**The task**.
Exactly repeat the material, dropping only the pictures.

**Data extract**.

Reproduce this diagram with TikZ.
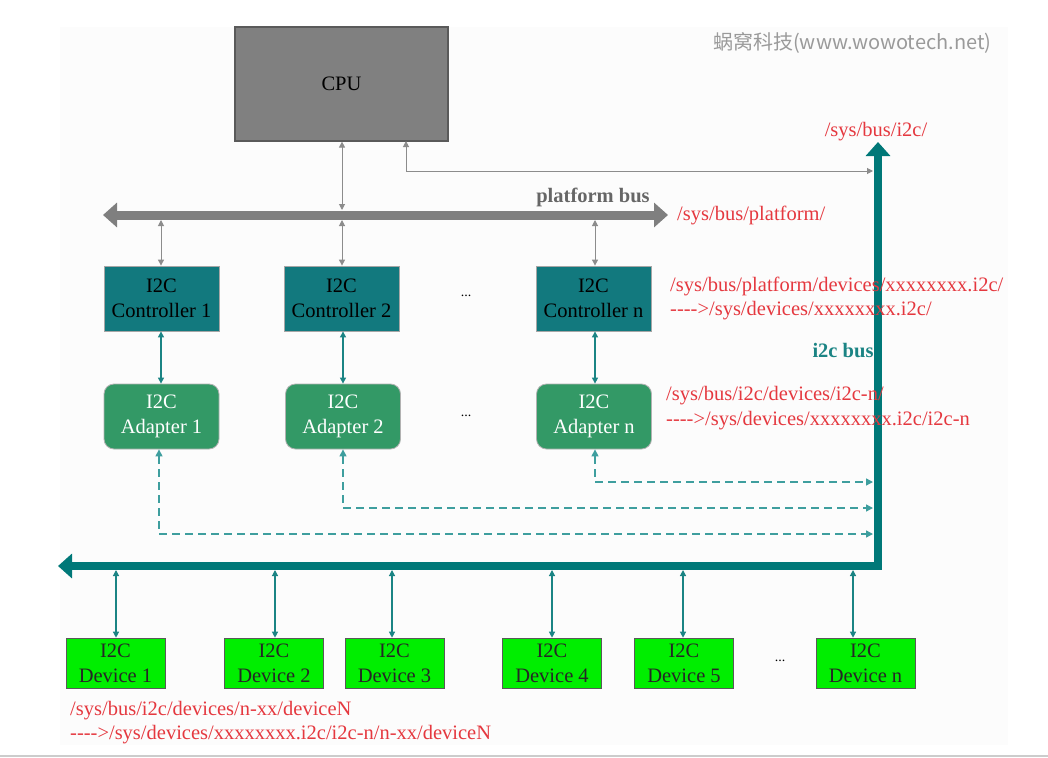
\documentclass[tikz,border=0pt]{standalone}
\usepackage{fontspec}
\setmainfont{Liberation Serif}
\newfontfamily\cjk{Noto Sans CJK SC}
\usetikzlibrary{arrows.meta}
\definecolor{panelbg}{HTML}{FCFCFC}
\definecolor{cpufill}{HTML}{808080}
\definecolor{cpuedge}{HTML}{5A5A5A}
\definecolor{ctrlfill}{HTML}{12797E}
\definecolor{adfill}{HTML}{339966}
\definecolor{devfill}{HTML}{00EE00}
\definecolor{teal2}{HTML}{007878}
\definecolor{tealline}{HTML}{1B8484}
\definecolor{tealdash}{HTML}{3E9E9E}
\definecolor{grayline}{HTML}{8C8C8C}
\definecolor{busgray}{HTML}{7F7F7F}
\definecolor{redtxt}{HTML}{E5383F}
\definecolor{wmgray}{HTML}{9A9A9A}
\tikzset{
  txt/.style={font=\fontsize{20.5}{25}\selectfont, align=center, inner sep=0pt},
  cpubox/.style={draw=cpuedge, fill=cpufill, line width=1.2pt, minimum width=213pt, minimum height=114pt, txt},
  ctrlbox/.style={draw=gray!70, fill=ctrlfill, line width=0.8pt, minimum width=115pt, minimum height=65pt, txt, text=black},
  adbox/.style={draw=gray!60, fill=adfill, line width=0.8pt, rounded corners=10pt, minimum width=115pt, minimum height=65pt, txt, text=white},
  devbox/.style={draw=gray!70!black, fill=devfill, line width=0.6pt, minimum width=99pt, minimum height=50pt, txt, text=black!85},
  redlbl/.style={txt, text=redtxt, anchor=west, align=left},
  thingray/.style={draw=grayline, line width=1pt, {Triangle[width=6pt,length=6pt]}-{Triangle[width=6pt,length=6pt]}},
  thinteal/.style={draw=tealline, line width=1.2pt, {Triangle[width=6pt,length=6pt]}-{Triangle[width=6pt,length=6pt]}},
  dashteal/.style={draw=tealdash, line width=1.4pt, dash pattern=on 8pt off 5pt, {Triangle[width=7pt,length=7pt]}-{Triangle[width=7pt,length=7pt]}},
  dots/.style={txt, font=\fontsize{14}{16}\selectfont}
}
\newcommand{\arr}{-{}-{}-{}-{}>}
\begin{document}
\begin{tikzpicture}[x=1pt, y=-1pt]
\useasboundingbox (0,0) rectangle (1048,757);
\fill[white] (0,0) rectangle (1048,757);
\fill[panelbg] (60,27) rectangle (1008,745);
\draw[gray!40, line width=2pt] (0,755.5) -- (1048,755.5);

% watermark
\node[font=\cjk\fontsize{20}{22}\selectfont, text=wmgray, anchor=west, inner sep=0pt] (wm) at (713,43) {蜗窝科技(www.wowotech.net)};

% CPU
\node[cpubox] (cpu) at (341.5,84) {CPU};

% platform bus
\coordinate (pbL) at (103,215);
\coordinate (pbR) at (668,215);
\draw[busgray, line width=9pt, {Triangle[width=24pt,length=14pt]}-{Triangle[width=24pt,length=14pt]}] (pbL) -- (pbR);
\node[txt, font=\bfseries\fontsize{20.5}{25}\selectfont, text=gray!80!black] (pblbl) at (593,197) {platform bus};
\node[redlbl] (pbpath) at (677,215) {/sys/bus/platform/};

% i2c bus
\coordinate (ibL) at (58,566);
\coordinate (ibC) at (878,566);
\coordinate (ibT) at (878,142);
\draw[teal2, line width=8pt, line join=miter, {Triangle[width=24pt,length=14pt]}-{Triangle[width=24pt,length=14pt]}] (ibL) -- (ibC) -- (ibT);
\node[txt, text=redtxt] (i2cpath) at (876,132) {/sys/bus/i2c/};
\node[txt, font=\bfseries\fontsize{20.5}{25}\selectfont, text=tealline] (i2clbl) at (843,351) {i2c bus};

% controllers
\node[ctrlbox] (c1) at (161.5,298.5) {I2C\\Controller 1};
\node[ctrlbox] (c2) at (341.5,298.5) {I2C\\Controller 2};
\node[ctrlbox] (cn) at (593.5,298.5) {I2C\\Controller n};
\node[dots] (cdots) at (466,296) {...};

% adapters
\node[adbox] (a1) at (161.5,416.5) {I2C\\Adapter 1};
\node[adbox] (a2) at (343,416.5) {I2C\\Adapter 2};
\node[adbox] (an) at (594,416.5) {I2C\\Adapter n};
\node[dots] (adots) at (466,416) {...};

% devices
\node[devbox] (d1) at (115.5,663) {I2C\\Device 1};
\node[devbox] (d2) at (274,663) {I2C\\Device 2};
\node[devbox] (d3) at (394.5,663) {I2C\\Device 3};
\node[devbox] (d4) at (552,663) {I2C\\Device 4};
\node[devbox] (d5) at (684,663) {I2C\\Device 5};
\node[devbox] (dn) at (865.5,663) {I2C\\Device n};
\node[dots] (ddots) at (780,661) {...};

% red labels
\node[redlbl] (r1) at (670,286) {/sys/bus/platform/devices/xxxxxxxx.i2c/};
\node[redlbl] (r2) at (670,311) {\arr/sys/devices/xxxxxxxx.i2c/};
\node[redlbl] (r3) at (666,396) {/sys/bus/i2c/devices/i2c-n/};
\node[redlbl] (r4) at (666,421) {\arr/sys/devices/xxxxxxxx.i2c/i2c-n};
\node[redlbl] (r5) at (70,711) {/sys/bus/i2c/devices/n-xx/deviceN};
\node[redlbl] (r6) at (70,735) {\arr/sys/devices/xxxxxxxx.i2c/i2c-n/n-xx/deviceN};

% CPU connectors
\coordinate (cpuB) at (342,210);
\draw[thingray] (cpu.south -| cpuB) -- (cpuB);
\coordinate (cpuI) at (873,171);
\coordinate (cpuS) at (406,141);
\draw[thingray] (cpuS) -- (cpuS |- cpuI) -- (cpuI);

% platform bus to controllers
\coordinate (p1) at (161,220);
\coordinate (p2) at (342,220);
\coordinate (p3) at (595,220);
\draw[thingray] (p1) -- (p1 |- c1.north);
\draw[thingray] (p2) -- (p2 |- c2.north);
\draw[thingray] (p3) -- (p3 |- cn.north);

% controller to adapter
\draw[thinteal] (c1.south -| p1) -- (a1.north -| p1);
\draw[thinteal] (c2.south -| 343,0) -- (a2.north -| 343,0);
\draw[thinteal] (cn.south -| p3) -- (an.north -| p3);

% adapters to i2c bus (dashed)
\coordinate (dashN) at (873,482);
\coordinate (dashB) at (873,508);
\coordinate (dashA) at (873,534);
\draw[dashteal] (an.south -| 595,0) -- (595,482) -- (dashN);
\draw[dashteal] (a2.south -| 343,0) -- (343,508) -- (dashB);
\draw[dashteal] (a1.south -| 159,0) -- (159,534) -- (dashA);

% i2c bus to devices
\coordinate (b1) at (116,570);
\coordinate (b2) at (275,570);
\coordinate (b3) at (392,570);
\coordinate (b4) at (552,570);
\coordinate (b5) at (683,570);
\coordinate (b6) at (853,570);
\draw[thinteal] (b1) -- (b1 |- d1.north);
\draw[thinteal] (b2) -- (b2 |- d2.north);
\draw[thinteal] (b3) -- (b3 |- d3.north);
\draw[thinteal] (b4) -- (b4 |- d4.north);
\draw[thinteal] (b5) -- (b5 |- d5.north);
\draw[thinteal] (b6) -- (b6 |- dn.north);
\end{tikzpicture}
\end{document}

**Solution for this exercise**.
Reproduce this diagram with TikZ.
\documentclass[tikz,border=0pt]{standalone}
\usepackage{fontspec}
\setmainfont{Liberation Serif}
\newfontfamily\cjk{Noto Sans CJK SC}
\usetikzlibrary{arrows.meta}
\definecolor{panelbg}{HTML}{FCFCFC}
\definecolor{cpufill}{HTML}{808080}
\definecolor{cpuedge}{HTML}{5A5A5A}
\definecolor{ctrlfill}{HTML}{12797E}
\definecolor{adfill}{HTML}{339966}
\definecolor{devfill}{HTML}{00EE00}
\definecolor{teal2}{HTML}{007878}
\definecolor{tealline}{HTML}{1B8484}
\definecolor{tealdash}{HTML}{3E9E9E}
\definecolor{grayline}{HTML}{8C8C8C}
\definecolor{busgray}{HTML}{7F7F7F}
\definecolor{redtxt}{HTML}{E5383F}
\definecolor{wmgray}{HTML}{9A9A9A}
\tikzset{
  txt/.style={font=\fontsize{20.5}{25}\selectfont, align=center, inner sep=0pt},
  cpubox/.style={draw=cpuedge, fill=cpufill, line width=1.2pt, minimum width=213pt, minimum height=114pt, txt},
  ctrlbox/.style={draw=gray!70, fill=ctrlfill, line width=0.8pt, minimum width=115pt, minimum height=65pt, txt, text=black},
  adbox/.style={draw=gray!60, fill=adfill, line width=0.8pt, rounded corners=10pt, minimum width=115pt, minimum height=65pt, txt, text=white},
  devbox/.style={draw=gray!70!black, fill=devfill, line width=0.6pt, minimum width=99pt, minimum height=50pt, txt, text=black!85},
  redlbl/.style={txt, text=redtxt, anchor=west, align=left},
  thingray/.style={draw=grayline, line width=1pt, {Triangle[width=6pt,length=6pt]}-{Triangle[width=6pt,length=6pt]}},
  thinteal/.style={draw=tealline, line width=1.2pt, {Triangle[width=6pt,length=6pt]}-{Triangle[width=6pt,length=6pt]}},
  dashteal/.style={draw=tealdash, line width=1.4pt, dash pattern=on 8pt off 5pt, {Triangle[width=7pt,length=7pt]}-{Triangle[width=7pt,length=7pt]}},
  dots/.style={txt, font=\fontsize{14}{16}\selectfont}
}
\newcommand{\arr}{-{}-{}-{}-{}>}
\begin{document}
\begin{tikzpicture}[x=1pt, y=-1pt]
\useasboundingbox (0,0) rectangle (1048,757);
\fill[white] (0,0) rectangle (1048,757);
\fill[panelbg] (60,27) rectangle (1008,745);
\draw[gray!40, line width=2pt] (0,755.5) -- (1048,755.5);

% watermark
\node[font=\cjk\fontsize{20}{22}\selectfont, text=wmgray, anchor=west, inner sep=0pt] (wm) at (713,43) {蜗窝科技(www.wowotech.net)};

% CPU
\node[cpubox] (cpu) at (341.5,84) {CPU};

% platform bus
\coordinate (pbL) at (103,215);
\coordinate (pbR) at (668,215);
\draw[busgray, line width=9pt, {Triangle[width=24pt,length=14pt]}-{Triangle[width=24pt,length=14pt]}] (pbL) -- (pbR);
\node[txt, font=\bfseries\fontsize{20.5}{25}\selectfont, text=gray!80!black] (pblbl) at (593,197) {platform bus};
\node[redlbl] (pbpath) at (677,215) {/sys/bus/platform/};

% i2c bus
\coordinate (ibL) at (58,566);
\coordinate (ibC) at (878,566);
\coordinate (ibT) at (878,142);
\draw[teal2, line width=8pt, line join=miter, {Triangle[width=24pt,length=14pt]}-{Triangle[width=24pt,length=14pt]}] (ibL) -- (ibC) -- (ibT);
\node[txt, text=redtxt] (i2cpath) at (876,132) {/sys/bus/i2c/};
\node[txt, font=\bfseries\fontsize{20.5}{25}\selectfont, text=tealline] (i2clbl) at (843,351) {i2c bus};

% controllers
\node[ctrlbox] (c1) at (161.5,298.5) {I2C\\Controller 1};
\node[ctrlbox] (c2) at (341.5,298.5) {I2C\\Controller 2};
\node[ctrlbox] (cn) at (593.5,298.5) {I2C\\Controller n};
\node[dots] (cdots) at (466,296) {...};

% adapters
\node[adbox] (a1) at (161.5,416.5) {I2C\\Adapter 1};
\node[adbox] (a2) at (343,416.5) {I2C\\Adapter 2};
\node[adbox] (an) at (594,416.5) {I2C\\Adapter n};
\node[dots] (adots) at (466,416) {...};

% devices
\node[devbox] (d1) at (115.5,663) {I2C\\Device 1};
\node[devbox] (d2) at (274,663) {I2C\\Device 2};
\node[devbox] (d3) at (394.5,663) {I2C\\Device 3};
\node[devbox] (d4) at (552,663) {I2C\\Device 4};
\node[devbox] (d5) at (684,663) {I2C\\Device 5};
\node[devbox] (dn) at (865.5,663) {I2C\\Device n};
\node[dots] (ddots) at (780,661) {...};

% red labels
\node[redlbl] (r1) at (670,286) {/sys/bus/platform/devices/xxxxxxxx.i2c/};
\node[redlbl] (r2) at (670,311) {\arr/sys/devices/xxxxxxxx.i2c/};
\node[redlbl] (r3) at (666,396) {/sys/bus/i2c/devices/i2c-n/};
\node[redlbl] (r4) at (666,421) {\arr/sys/devices/xxxxxxxx.i2c/i2c-n};
\node[redlbl] (r5) at (70,711) {/sys/bus/i2c/devices/n-xx/deviceN};
\node[redlbl] (r6) at (70,735) {\arr/sys/devices/xxxxxxxx.i2c/i2c-n/n-xx/deviceN};

% CPU connectors
\coordinate (cpuB) at (342,210);
\draw[thingray] (cpu.south -| cpuB) -- (cpuB);
\coordinate (cpuI) at (873,171);
\coordinate (cpuS) at (406,141);
\draw[thingray] (cpuS) -- (cpuS |- cpuI) -- (cpuI);

% platform bus to controllers
\coordinate (p1) at (161,220);
\coordinate (p2) at (342,220);
\coordinate (p3) at (595,220);
\draw[thingray] (p1) -- (p1 |- c1.north);
\draw[thingray] (p2) -- (p2 |- c2.north);
\draw[thingray] (p3) -- (p3 |- cn.north);

% controller to adapter
\draw[thinteal] (c1.south -| p1) -- (a1.north -| p1);
\draw[thinteal] (c2.south -| 343,0) -- (a2.north -| 343,0);
\draw[thinteal] (cn.south -| p3) -- (an.north -| p3);

% adapters to i2c bus (dashed)
\coordinate (dashN) at (873,482);
\coordinate (dashB) at (873,508);
\coordinate (dashA) at (873,534);
\draw[dashteal] (an.south -| 595,0) -- (595,482) -- (dashN);
\draw[dashteal] (a2.south -| 343,0) -- (343,508) -- (dashB);
\draw[dashteal] (a1.south -| 159,0) -- (159,534) -- (dashA);

% i2c bus to devices
\coordinate (b1) at (116,570);
\coordinate (b2) at (275,570);
\coordinate (b3) at (392,570);
\coordinate (b4) at (552,570);
\coordinate (b5) at (683,570);
\coordinate (b6) at (853,570);
\draw[thinteal] (b1) -- (b1 |- d1.north);
\draw[thinteal] (b2) -- (b2 |- d2.north);
\draw[thinteal] (b3) -- (b3 |- d3.north);
\draw[thinteal] (b4) -- (b4 |- d4.north);
\draw[thinteal] (b5) -- (b5 |- d5.north);
\draw[thinteal] (b6) -- (b6 |- dn.north);
\end{tikzpicture}
\end{document}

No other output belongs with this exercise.